From gangue to the fuel-cells application

Hydrogen, which is a new clean energy option for future energy systems possesses pioneering characteristics making it a desirable carbon-free energy carrier. Hydrogen storage plays a crucial role in initiating a hydrogen economy. Due to its low density, the storage of hydrogen in the gaseous and liquids states had several technical and economic challenges. Despite these traditional approaches, magnesium hydride (MgH₂), which has high gravimetric and volumetric hydrogen density, offers an excellent potential option for utilizing hydrogen in automobiles and other electrical systems. In contrast to its attractive properties, MgH₂ should be mechanically and chemically treated to reduce its high activation energy and enhance its modest hydrogen sorption/desorption kinetics.

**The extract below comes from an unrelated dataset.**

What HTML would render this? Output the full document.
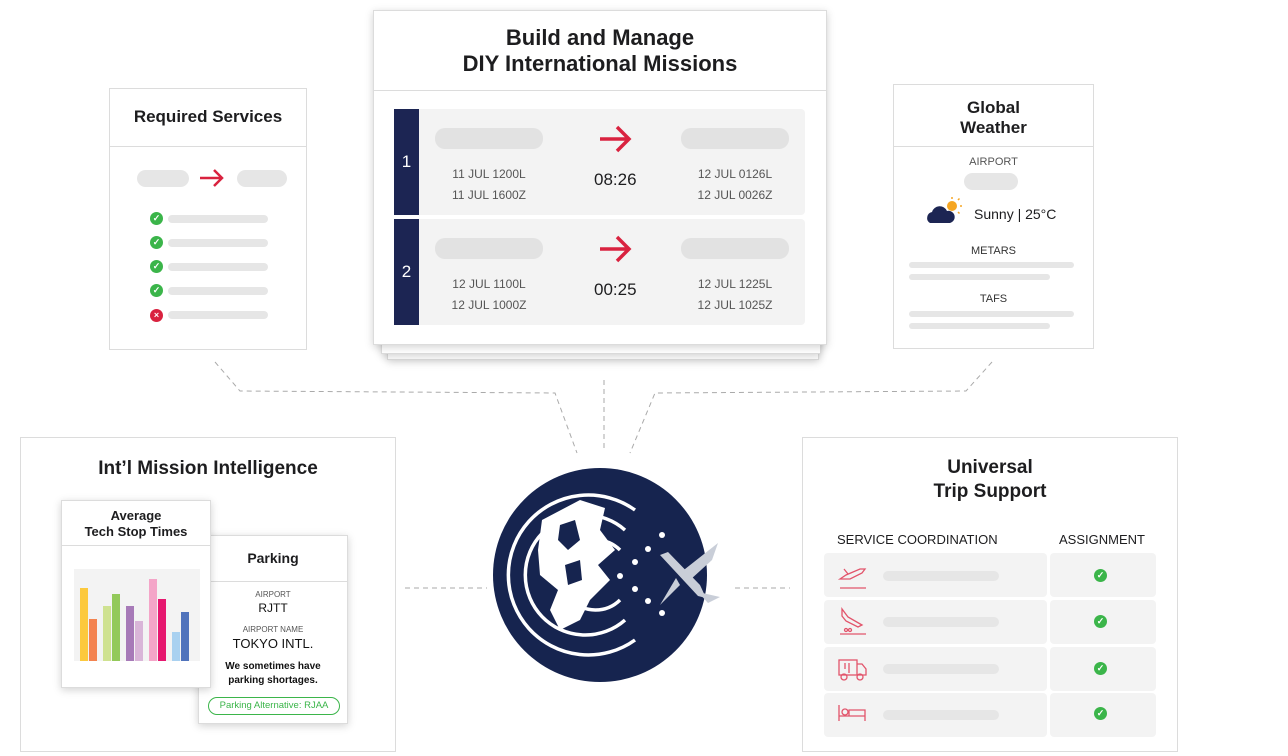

The present study aims to investigate the influence of doping mechanically-treated Mg metal with 5 wt% amorphous Zr₂Cu abrasive nanopowders in improving its kinetics and cyclability behaviors. For the first time, solid-waste Mg, Zr, and Cu metals were utilized for preparing MgH₂ and amorphous Zr₂Cu alloy (catalytic agent), using hydrogen gas-reactive ball milling, and arc melting techniques, respectively. This new nanocomposite system revealed high-capacity hydrogen storage (6.6 wt%) with superior kinetics and extraordinary long cycle-life-time (1100 h) at 250 °C.